Jelff wrote:Hello Everyone.
My name is Joseph and I am a software developer in the field of online maps. The maps that I will post here at Storm2k are a public service and part of my way to “pay it forward”. These maps are not part of any commercial endeavor.
The maps are displayed by Gmap4 which is an enhanced Google map viewer that I developed. One unique feature of this browser app is the ability to display a vast amount of data this is hosted on GIS (Geographical Information System) servers. Government agencies at all levels operate GIS servers and much of that data is open and thus viewable with GIS savvy software.
Specifically, Gmap4 can display any user-specified public-facing ArcGIS MapServer and ImageServer data. Gmap4 can also display map tiles via WMS, WMTS and XYZ. Each time a map is opened or a data overlay layer is turned on, the most recent data that is hosted on the GIS server(s) flows to the user’s screen.
Gmap4 automatically displays a touch interface on mobile devices and a mouse interface on non-mobile devices.
If you would like to know more about Gmap4, here is the homepage with lots of examples and help info:
I have been asked why I produce these maps and the short answer is because I can. The slightly longer short answer is because I like maps, I enjoy helping people and I have the technical wherewithal.

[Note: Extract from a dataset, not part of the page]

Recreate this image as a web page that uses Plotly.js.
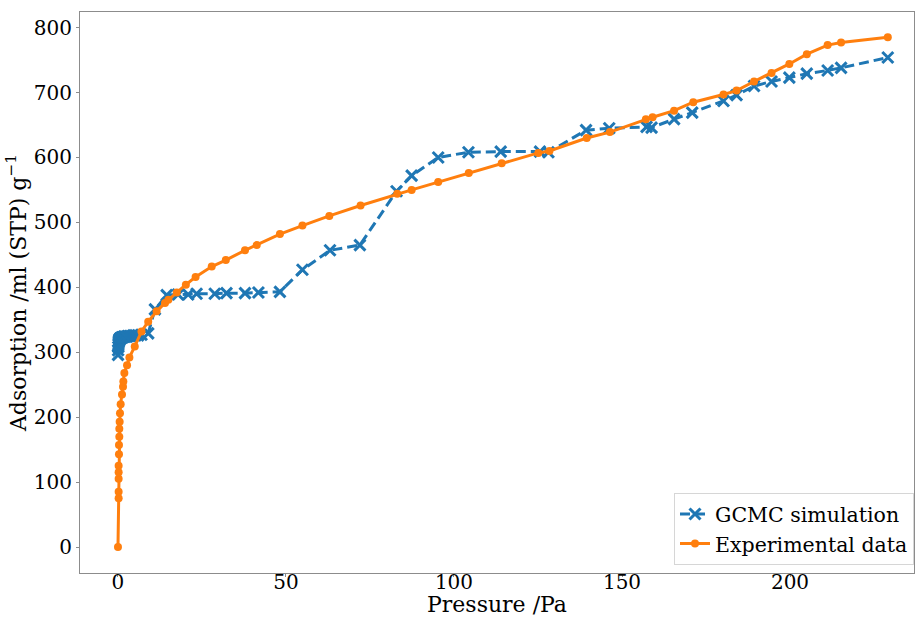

Next, I will post a stream gage map in the Harvey discussion thread.
Thanks for your reply to me over in the Harvey Discussion thread. I've only had a chance to look at a little of your site, but, I like it!.
Rather than clutter up the Harvey thread further with another OT question, I'll ask here:
Not all of us have smartphones with unlimited data or connectivity. (Even Verizon's signal is intermittent right at my home, and all of them (providers' signal) are at some of our favorite outdoor recreation spots.) So, I end up trying to print online maps often, but one of my biggest gripes with online maps is that few sources display with colors that work well on a typical low to mod-end printer. Or if they do, they have other problems. (maps.stamen.com is a good example, with variants that lose too much detail as one zooms in to the maps that might actually print well.) Even my $500 (retail list price) color laser printer is quite marginal in this respect. The colors are too washed out, and if printing in greyscale, on anything lesser, it's as bad or worse. Trying to use such printouts when travelling is at a minimum aggravating, and sometimes distracting. Sometimes B4 a trip I'll copy / paste a screenshot and work with it in a photo editor, cranking up gamma, contrast, etc., but this is time consuming and has disadvantages too, like greatly intensifying the colors for water bodies, and so on, leading to use of lots of toner or ink, and even then not getting good results overall. Plus, who needs a beige (etc.) background for printing a street map, less terrain? (More toner waste.)
What is needed is something with colors similar to a lot of the state maps one picks up at rest stops, etc. That's especially true of older maps. Some of the new ones have poor color choices and / or use washed out soy inks -- I guess they are trying to "go green" or save ink cost? I was looking though some of my Dad's old maps, and mine, and one of the color schemes I like best is Illinois, tho' their parks and such are darker than need be. (I can scan and attach an example portion of a map to an e-mail to you.) Basically, my guide would be white background in general; roads, symbols, special features or data points in high-gamma colors; larger cities in light yellow (unless the city dominates the map); parks, water bodies and so on in light pastels; maybe if a given state occupies, oh, I don't know, over 75% of a given view, the other states go to a light brown or pastel background, and so on. If terrain is added then a background similar to others online (Google, for example) would be necessary, but still with the goal of the high gamma color items listed above kept in high gamma, with reasonably high contrast, and a thought to what results will be in grayscale.
Is this doable without it being wayyyy too much work?
I'm not out to harm existing printed map sellers' revenue (maybe limitations or such could be built in), but, truth be told, no printed map maker comes remotely close to what everyone now expects from online maps (even with the limitations from some online maps providers).
What do you think? No rush on an answer. (It might be best to PM me, but to kick this off, I posted here, as others may have ideas too.)
BTW - I wish I had your software knowledge. As a kid, I loved drawing my own maps, model railroad layouts (some were empires ), you name it!